しかし、わたしたちは、そこで絶望してはならないのです。違いが生じるのは、その先です。教会は内部の紛争を収め、交通整理をすることによって、感情的に対立する両者の間に和解をもたらし、共に生きる道を模索してきました。それが「教会会議」を開く意味です。少なくとも日本キリスト改革派教会は、厳密な意味での「教会会議」を重んじることにわたしたち自身の存在をかけてきたのです。



今日も礼拝後に、11月の定期小会・執事会を開きます。わたしたちの教会で毎月開いている小会は正規の「教会会議」です。わたしたちの小会は仲良くしていますので、ご安心ください。今、わたしたちの教会の中には何の紛争はありません。



今月23日に湖北台教会で行われる東関東中会2007年度第二回定期会も、正規の「教会会議」です。わたしたちの中会にも今のところ何の紛争もありません。平和そのものです。



先月大阪で行われた日本キリスト改革派教会第62回定期大会も正規の「教会会議」です。大会も平和そのものです。大きな紛争などは何もありません。
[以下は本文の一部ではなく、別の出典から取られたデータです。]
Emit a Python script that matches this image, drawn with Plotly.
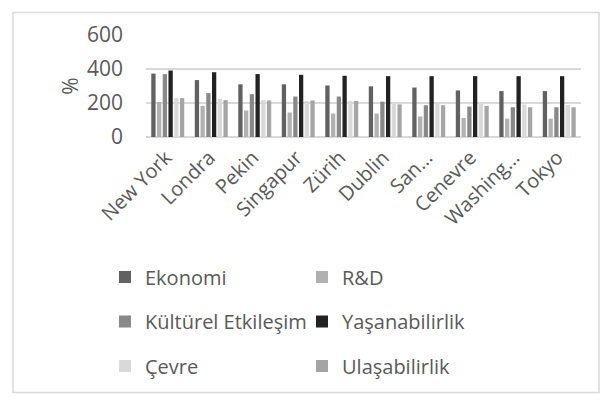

しかし、次のように語ることをどうかお許しいただきたいと願います。それは、現時点で、わたしたち松戸小金原教会の中にも、東関東中会の中にも、大会にも紛争がないのは、「紛争が起こらないように」、まさに教会会議(小会・中会・大会)そのものが全力を尽くして見張り番の役を背負っているからでもあるということです。見張り役にある者たちの共通認識は、次のようなことです。



第一に、教会の中で受ける心の傷は、わたしたちを最も深く傷つけるものであるということです。そのことをわたしたちは、よく知っていますし、また教会生活の中で体験的に学んできています。



第二に、教会で受けた傷は、教会の中で、また教会自身によって、癒されなければならない、ということです。教会の中で受けた傷は、教会の外で癒されることはないし、またそのような解決方法が善いとも思えません。



そして第三に、言葉の正しい意味での「教会会議」を支配しているのは、実は、わたしたち人間ではなく、人間の思いではなく、神御自身であり、神の御霊である、ということです。そのように、わたしたちは、はっきり語ることができます。人間の思いの支配する会議は「教会会議」ではありません。そこには赦しも慰めも救いもありません。



しかし、「教会会議」は違います。そこには赦しがあり、慰めがあり、救いがあります。そこに集められた人々の信仰のうちに、聖霊なる神御自身が宿ってくださるのです!



「教会会議」も間違いを犯すことがありえます。完璧な真理は地上の教会には明らかにされていないからです。しかし信頼していただきたいことがあります。それは、教会会議が犯した間違いは、次の教会会議で神御自身が訂正してくださるのだ、ということです。



わたしたちは、教会会議の主を信頼するゆえに、この命を「教会会議」に預けることができるのです。